So far, the efforts of Vilnit to get snakehead on local menus might seem unsuccessful in stemming the growing population of the invasive species. But Love says it’s not fair to look at the growing snakehead population as a sign that the department’s work hasn’t been effective.
“It’s just way too early to know if there’s been any impact,” he says. “In many other fisheries across this nation, we’ve seen harvest play a remarkable role in eliminating invasive species…The truth is we are using a technique that has been tried and true for many other fish species.”
Love is convinced that Vilnit’s push for snakehead in restaurants will eventually pay off. Maryland’s DNR has also invested in education and incentives for recreational anglers, including contests, videos on how to fish and kill snakehead, and training sessions, which Love believes has been a “huge success that has been downplayed.”
“The fishery itself is so young, and people are still learning how to fish them and where to fish for them,” Love says. “It’s hard to assess what that harvest is going to do to that population. Give it 15 years.”
Meanwhile, it’s unclear what snakehead is doing to the environment. “Unfortunately there’s not really a concrete answer for anyone yet,” says Love. “What we do know is that northern snakehead are invasive.
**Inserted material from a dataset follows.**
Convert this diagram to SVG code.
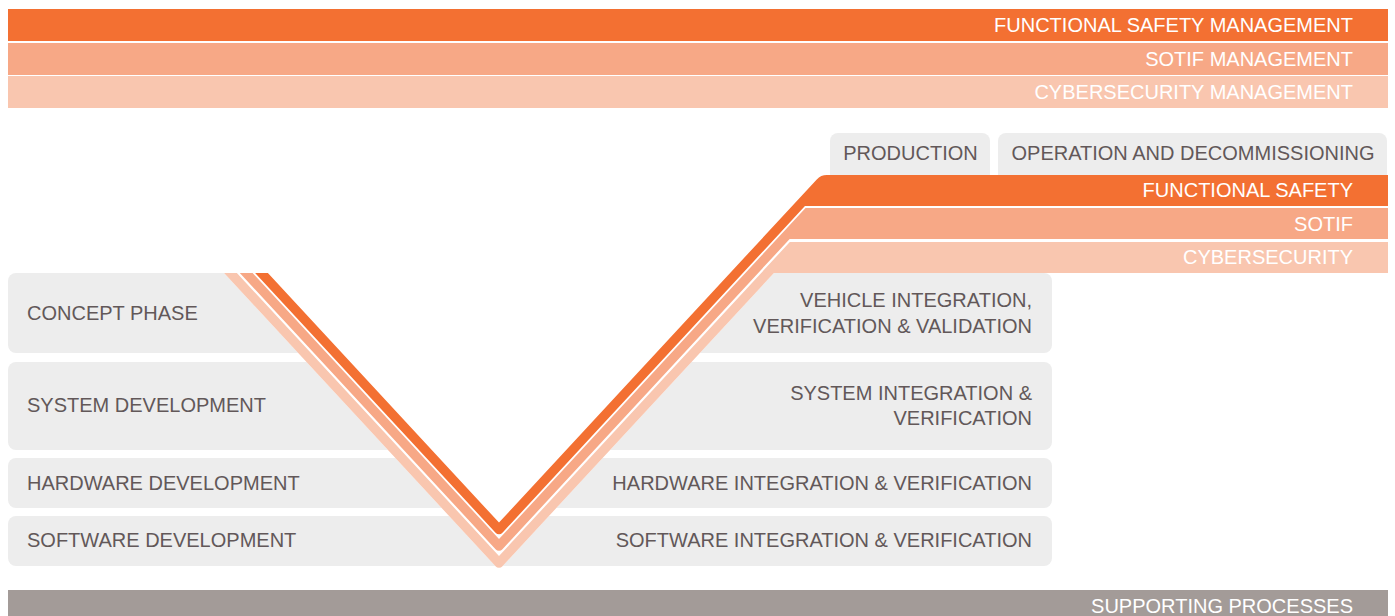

By that very terminology, it implies an adverse reaction from the environment.” The snakehead do create competition for food with other species, and the U.S. Geological Survey recently announced that snakehead in the Potomac have contracted a virus known to be devastating to bass populations but with no apparent effect on the snakehead carrying it.
Vilnit acknowledges that eliminating snakehead in local waterways is a bit of an upstream swim. “I don’t think the harvest of them is having a huge impact,” he says. “That being said, any snakehead we can take out of the water is a good thing.” He plans to keep pushing snakehead “until the last fish is caught” but says it’s time to shift focus.
“I really need to focus on other fisheries that need the help,” he says. “Snakeheads have gotten enough love from me.”